By choosing fiduciary financial advisors, investors increase the likelihood of receiving unbiased, transparent, and client-centered financial guidance—key factors in building a secure and prosperous financial future.
Frequently Asked Questions
What is the difference between a fiduciary advisor and a broker?
A fiduciary advisor is legally required to act in your best interest, prioritizing your goals above their own financial gains. Brokers operate under a suitability standard, meaning they must offer suitable products but not necessarily act in your best interest. Brokers often earn commissions, which can create conflicts of interest.
Are all Registered Investment Advisors fiduciaries?
Yes, Registered Investment Advisors (RIAs) are held to a fiduciary standard by law and must act in the best interests of their clients.
Can a Certified Financial Planner (CFP) act as a fiduciary?
When providing comprehensive financial planning or advisory services, CFP® professionals are required to act as fiduciaries. However, their fiduciary duty applies only during such services, not necessarily when acting solely as a broker or insurance agent.
How can I verify if my financial advisor is a fiduciary?

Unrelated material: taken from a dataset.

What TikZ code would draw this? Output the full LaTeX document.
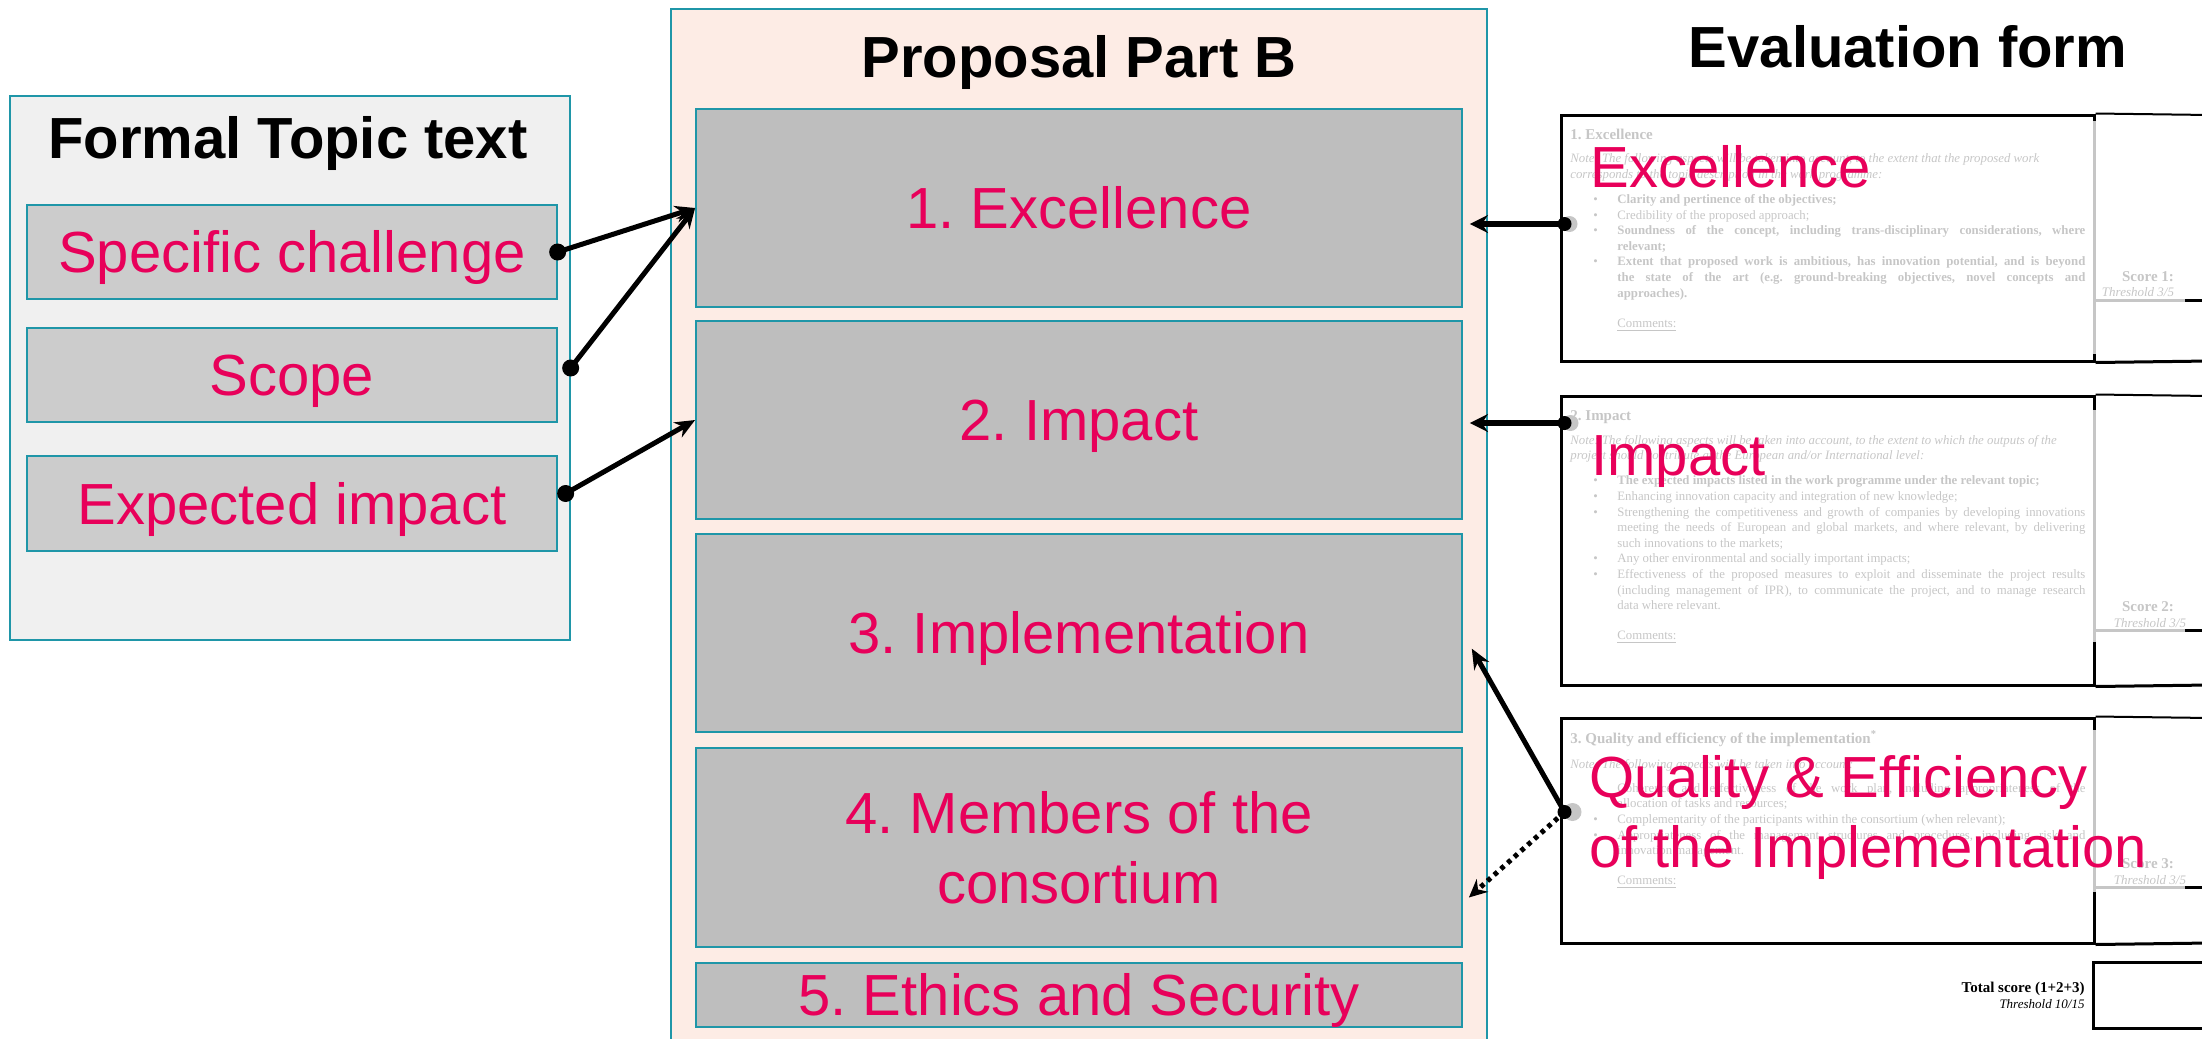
\documentclass[tikz,border=0pt]{standalone}
\usepackage{fontspec}
\setmainfont{Liberation Sans}
\newfontfamily\formfont{Liberation Serif}
\usepackage{xcolor}
\usetikzlibrary{positioning,arrows.meta}

\definecolor{edgeteal}{RGB}{31,150,168}
\definecolor{topicfill}{RGB}{240,240,240}
\definecolor{subfill}{RGB}{204,204,204}
\definecolor{peach}{RGB}{253,236,229}
\definecolor{secfill}{RGB}{190,190,190}
\definecolor{pinkred}{RGB}{232,0,90}
\definecolor{faint}{RGB}{198,198,198}

% bullet line of the form text
\newcommand{\fitem}{\par\hangindent=23.5pt\hangafter=1\noindent\hbox to 23.5pt{\hskip 11.5pt\textbullet\hss}}

\frenchspacing
\begin{document}
\begin{tikzpicture}[x=0.5pt,y=-0.5pt]
\tikzstyle{every node}+=[inner sep=0pt]
\tikzstyle{headtext}=[font=\bfseries\fontsize{29}{35}\selectfont]
\tikzstyle{topicbox}=[draw=edgeteal, line width=0.9pt, fill=topicfill]
\tikzstyle{partbox}=[draw=edgeteal, line width=0.9pt, fill=peach]
\tikzstyle{oneline}=[text height=20.8pt, text depth=0pt]
\tikzstyle{subbox}=[draw=edgeteal, line width=0.9pt, fill=subfill, minimum width=264.75pt, minimum height=47pt, text=pinkred, font=\fontsize{29}{35}\selectfont, oneline]
\tikzstyle{secbox}=[draw=edgeteal, line width=0.9pt, fill=secfill, minimum width=383pt, minimum height=99pt, text=pinkred, font=\fontsize{29}{35}\selectfont]
\tikzstyle{formbox}=[draw=black, line width=1.5pt, minimum width=266.5pt]
\tikzstyle{formtxt}=[text width=257.5pt, align=justify, text=faint, font=\formfont\fontsize{6.4}{7.8}\selectfont]
\tikzstyle{scoretxt}=[text=faint, font=\formfont\bfseries\fontsize{7.5}{9}\selectfont]
\tikzstyle{thrtxt}=[text=faint, font=\formfont\itshape\fontsize{6.5}{8}\selectfont]
\tikzstyle{faintline}=[draw=faint, line width=1.5pt]
\tikzstyle{evlabel}=[text=pinkred, font=\fontsize{29}{35}\selectfont]
\tikzstyle{link}=[line width=2.5pt, -{Stealth[length=10pt,width=8.5pt]}]
\tikzstyle{rlink}=[line width=3pt, -{Stealth[length=9pt,width=9pt]}, shorten >=3.5pt]
\tikzstyle{dotlink}=[line width=2.5pt, dash pattern=on 2.2pt off 2.3pt, -{Stealth[length=9pt,width=8.5pt]}]

\useasboundingbox (0,0) rectangle (2202,1039);
\clip (0,0) rectangle (2202,1039);

% formal topic text
\node[topicbox, minimum width=280pt, minimum height=272pt] (topic) at (290,368) {};
\node[headtext, anchor=base] (topictitle) at (288,158) {Formal Topic text};
\node[subbox] (sc) at (292,252) {Specific challenge};
\node[subbox] (scope) at (292,375) {Scope};
\node[subbox, minimum height=47.5pt] (ei) at (292,503.5) {Expected impact};

% proposal part B
\node[partbox, minimum width=408pt, minimum height=520.5pt] (partb) at (1079,529.5) {};
\node[headtext, anchor=base] (partbtitle) at (1079,77) {Proposal Part B};
\node[secbox, oneline] (ex) at (1079,208) {1. Excellence};
\node[secbox, oneline] (im) at (1079,420) {2. Impact};
\node[secbox, oneline] (ip) at (1079,633) {3. Implementation};
\node[secbox, minimum height=99.5pt, align=center] (mc) at (1079,847.5) {4. Members of the\\consortium};
\node[secbox, oneline, minimum height=32pt] (es) at (1079,995) {5. Ethics and Security};

% evaluation form
\node[headtext, anchor=base] (evtitle) at (1908,67) {Evaluation form};
\node[formbox, minimum height=123pt] (f1) at (1827.5,238) {};
\node[formbox, minimum height=144.5pt] (f2) at (1827.5,540.5) {};
\node[formbox, minimum height=112.5pt] (f3) at (1827.5,830.5) {};

\draw[line width=1pt] (f1.north east) -- (2210,115);
\draw[line width=1.5pt] (f1.south east) -- (2210,361);
\draw[faintline] (2094,121) -- (2094,354);
\draw[faintline] (2094,300) -- (2185,300);
\draw[line width=1.5pt] (2185,300) -- (2210,300);

\draw[line width=1pt] (f2.north east) -- (2210,396);
\draw[line width=1.5pt] (f2.south east) -- (2210,685);
\draw[faintline] (2094,410) -- (2094,642);
\draw[faintline] (2094,630) -- (2185,630);
\draw[line width=1.5pt] (2185,630) -- (2210,630);

\draw[line width=1pt] (f3.north east) -- (2210,718);
\draw[line width=1.5pt] (f3.south east) -- (2210,943);
\draw[faintline] (2094,730) -- (2094,892);
\draw[faintline] (2094,887) -- (2185,887);
\draw[line width=1.5pt] (2185,887) -- (2210,887);

\draw[line width=1.5pt] (2093,962) rectangle (2215,1028);

\node[formtxt, anchor=north west] (f1txt) at (1570,129) {%
{\fontsize{7.5}{9}\selectfont\bfseries 1. Excellence\par}
\vspace{3.7pt}
{\itshape\raggedright\hangindent=18.5pt\hangafter=1 Note: The following aspects will be taken into account, to the extent that the proposed work\\corresponds to the topic description in the work programme:\par}
\vspace{4.7pt}
\fitem{\bfseries Clarity and pertinence of the objectives;}
\fitem Credibility of the proposed approach;
\fitem{\bfseries Soundness of the concept, including trans-disciplinary considerations, where\linebreak relevant;}
\fitem{\bfseries Extent that proposed work is ambitious, has innovation potential, and is beyond\linebreak the state of the art (e.g. ground-breaking objectives, novel concepts and\linebreak approaches).}
\par\vspace{7.2pt}
\noindent\hspace*{23.5pt}\underline{Comments:}\par};

\node[formtxt, anchor=north west] (f2txt) at (1570,410) {%
{\fontsize{7.5}{9}\selectfont\bfseries 2. Impact\par}
\vspace{4.2pt}
{\itshape\raggedright\hangindent=18.5pt\hangafter=1 Note: The following aspects will be taken into account, to the extent to which the outputs of the\\project should contribute at the European and/or International level:\par}
\vspace{4.7pt}
\fitem{\bfseries The expected impacts listed in the work programme under the relevant topic;}
\fitem Enhancing innovation capacity and integration of new knowledge;
\fitem Strengthening the competitiveness and growth of companies by developing innovations\linebreak meeting the needs of European and global markets, and where relevant, by delivering\linebreak such innovations to the markets;
\fitem Any other environmental and socially important impacts;
\fitem Effectiveness of the proposed measures to exploit and disseminate the project results\linebreak (including management of IPR), to communicate the project, and to manage research\linebreak data where relevant.
\par\vspace{7.2pt}
\noindent\hspace*{23.5pt}\underline{Comments:}\par};

\node[formtxt, anchor=north west] (f3txt) at (1570,730) {%
{\fontsize{7.5}{9}\selectfont\bfseries 3. Quality and efficiency of the implementation\textsuperscript{*}\par}
\vspace{4.7pt}
{\itshape Note: The following aspects will be taken into account:\par}
\vspace{4.2pt}
\fitem Coherence and effectiveness of the work plan, including appropriateness of the\linebreak allocation of tasks and resources;
\fitem Complementarity of the participants within the consortium (when relevant);
\fitem Appropriateness of the management structures and procedures, including risk and\linebreak innovation management.
\par\vspace{7.2pt}
\noindent\hspace*{23.5pt}\underline{Comments:}\par};

\node[scoretxt, anchor=base] (score1) at (2148,281) {Score 1:};
\node[thrtxt, anchor=base] (thr1) at (2138,296) {Threshold 3/5};
\node[scoretxt, anchor=base] (score2) at (2148,611) {Score 2:};
\node[thrtxt, anchor=base] (thr2) at (2150,627) {Threshold 3/5};
\node[scoretxt, anchor=base] (score3) at (2148,868) {Score 3:};
\node[thrtxt, anchor=base] (thr3) at (2150,884) {Threshold 3/5};

\node[anchor=base east, font=\formfont\bfseries\fontsize{7.5}{9}\selectfont] (total) at (2085,992) {Total score (1+2+3)};
\node[anchor=base east, font=\formfont\itshape\fontsize{6.5}{8}\selectfont] (totalthr) at (2085,1008) {Threshold 10/15};

\node[evlabel, anchor=base west] (evex) at (1590,187) {Excellence};
\node[evlabel, anchor=base west] (evim) at (1591,475) {Impact};
\node[evlabel, anchor=base west] (evqe) at (1589,797) {Quality \& Efficiency};
\node[evlabel, anchor=base west] (evqe2) at (1589,867) {of the Implementation};

% topic -> proposal
\draw[link] (sc.east) -- (ex.west);
\draw[link] ([shift={(13,-7)}]scope.east) -- (ex.west);
\draw[link] ([shift={(8,-10)}]ei.east) -- (im.west);
\fill (sc.east) circle (8.5);
\fill ([shift={(13,-7)}]scope.east) circle (8.5);
\fill ([shift={(8,-10)}]ei.east) circle (8.5);

% form -> proposal
\coordinate (f1dot) at ([shift={(5,-14)}]f1.west);
\coordinate (f2dot) at ([shift={(5,-117.5)}]f2.west);
\coordinate (f3dot) at ([shift={(5,-18.5)}]f3.west);
\fill[faint] ([shift={(5,0)}]f1dot) circle (8);
\fill[faint] ([shift={(6,0)}]f2dot) circle (8);
\fill[faint] ([shift={(8,0)}]f3dot) circle (9);
\draw[rlink] (f1dot) -- (f1dot -| ex.east);
\draw[rlink] (f2dot) -- (f2dot -| im.east);
\draw[link, shorten >=9pt] (f3dot) -- (ip.east);
\draw[dotlink] (f3dot) -- ([shift={(6,50)}]mc.east);
\fill (f1dot) circle (7);
\fill (f2dot) circle (7);
\fill (f3dot) circle (7);
\end{tikzpicture}
\end{document}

You can verify fiduciary status by asking your advisor directly, reviewing their Form ADV filing if they are an RIA, checking professional designations like CFP®, and reviewing their fee structure and written agreements.
Is working with a fiduciary advisor more expensive?
Not necessarily. Fiduciary advisors often charge fees based on assets under management or flat fees, which can be transparent and competitive. While commission-based brokers may appear cheaper initially, hidden fees and conflicts of interest can increase overall costs.